> [Dataset excerpt]
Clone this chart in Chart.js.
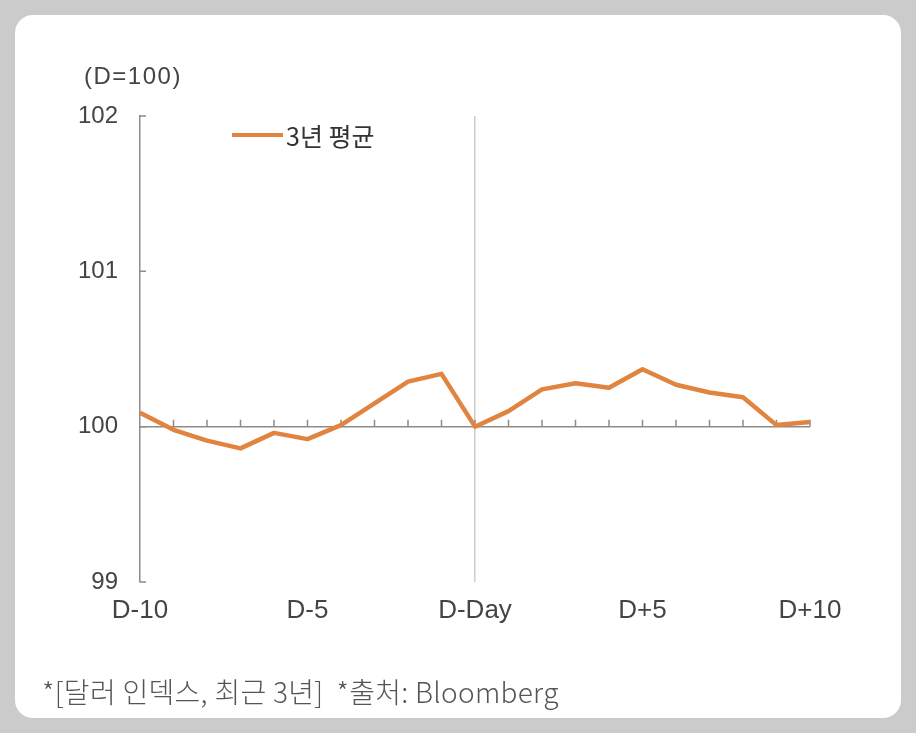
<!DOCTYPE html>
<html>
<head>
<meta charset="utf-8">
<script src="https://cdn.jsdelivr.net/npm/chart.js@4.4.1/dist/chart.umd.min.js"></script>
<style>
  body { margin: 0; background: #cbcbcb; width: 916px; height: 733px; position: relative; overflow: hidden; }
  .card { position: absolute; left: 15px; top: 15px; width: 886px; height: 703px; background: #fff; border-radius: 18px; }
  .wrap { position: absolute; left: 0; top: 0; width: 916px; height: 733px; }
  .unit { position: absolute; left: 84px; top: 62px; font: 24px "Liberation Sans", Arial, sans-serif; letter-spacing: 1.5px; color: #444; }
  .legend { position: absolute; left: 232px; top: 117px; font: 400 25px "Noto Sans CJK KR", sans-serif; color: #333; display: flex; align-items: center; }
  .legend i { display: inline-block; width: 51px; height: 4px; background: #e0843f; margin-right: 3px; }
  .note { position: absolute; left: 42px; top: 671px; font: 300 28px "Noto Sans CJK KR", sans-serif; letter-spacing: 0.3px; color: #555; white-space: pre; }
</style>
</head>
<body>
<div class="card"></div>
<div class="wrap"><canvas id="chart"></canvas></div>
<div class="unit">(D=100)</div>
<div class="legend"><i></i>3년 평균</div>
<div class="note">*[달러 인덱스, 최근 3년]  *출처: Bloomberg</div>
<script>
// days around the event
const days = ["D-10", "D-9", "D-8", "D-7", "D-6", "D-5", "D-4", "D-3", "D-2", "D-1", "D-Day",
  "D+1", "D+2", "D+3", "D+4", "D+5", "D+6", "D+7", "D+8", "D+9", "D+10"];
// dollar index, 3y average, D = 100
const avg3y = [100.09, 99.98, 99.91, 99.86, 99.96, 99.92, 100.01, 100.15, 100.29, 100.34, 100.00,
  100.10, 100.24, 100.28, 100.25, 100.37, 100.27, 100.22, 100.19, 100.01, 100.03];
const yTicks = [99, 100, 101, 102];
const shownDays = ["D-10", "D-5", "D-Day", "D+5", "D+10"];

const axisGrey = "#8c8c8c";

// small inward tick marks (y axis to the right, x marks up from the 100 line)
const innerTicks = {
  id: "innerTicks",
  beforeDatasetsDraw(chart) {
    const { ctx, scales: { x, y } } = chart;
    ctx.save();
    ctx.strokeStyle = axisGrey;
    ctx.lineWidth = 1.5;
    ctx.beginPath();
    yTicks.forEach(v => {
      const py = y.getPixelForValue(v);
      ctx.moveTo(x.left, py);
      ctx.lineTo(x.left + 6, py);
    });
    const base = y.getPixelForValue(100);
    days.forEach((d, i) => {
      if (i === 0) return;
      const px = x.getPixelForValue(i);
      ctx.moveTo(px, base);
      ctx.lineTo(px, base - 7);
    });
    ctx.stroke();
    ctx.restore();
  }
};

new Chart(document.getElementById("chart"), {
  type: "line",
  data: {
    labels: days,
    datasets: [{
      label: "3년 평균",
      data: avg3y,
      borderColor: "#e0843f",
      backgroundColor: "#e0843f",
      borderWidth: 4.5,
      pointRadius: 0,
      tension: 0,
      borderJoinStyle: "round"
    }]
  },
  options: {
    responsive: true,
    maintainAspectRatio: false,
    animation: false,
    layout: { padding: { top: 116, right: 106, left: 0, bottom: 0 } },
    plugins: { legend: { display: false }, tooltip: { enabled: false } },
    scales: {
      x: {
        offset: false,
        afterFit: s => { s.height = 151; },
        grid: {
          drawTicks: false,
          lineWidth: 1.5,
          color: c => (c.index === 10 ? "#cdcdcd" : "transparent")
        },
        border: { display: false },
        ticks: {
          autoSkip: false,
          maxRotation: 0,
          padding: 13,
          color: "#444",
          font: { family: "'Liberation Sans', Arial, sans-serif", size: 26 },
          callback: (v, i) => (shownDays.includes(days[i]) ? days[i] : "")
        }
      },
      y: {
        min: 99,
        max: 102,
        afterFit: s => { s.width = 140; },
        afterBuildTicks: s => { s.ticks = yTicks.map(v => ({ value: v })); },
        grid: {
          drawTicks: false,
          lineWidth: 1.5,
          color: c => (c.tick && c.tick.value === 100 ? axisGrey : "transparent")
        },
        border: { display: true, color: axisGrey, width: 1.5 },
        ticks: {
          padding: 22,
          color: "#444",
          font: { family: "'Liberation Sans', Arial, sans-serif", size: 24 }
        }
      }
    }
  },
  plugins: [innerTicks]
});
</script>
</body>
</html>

> [Exercise directions] Each line with the string "chart" in it needs to be found and copied.

> [Output of the task]
Clone this chart in Chart.js.
<script src="https://cdn.jsdelivr.net/npm/chart.js@4.4.1/dist/chart.umd.min.js"></script>
<div class="wrap"><canvas id="chart"></canvas></div>
  beforeDatasetsDraw(chart) {
    const { ctx, scales: { x, y } } = chart;
new Chart(document.getElementById("chart"), {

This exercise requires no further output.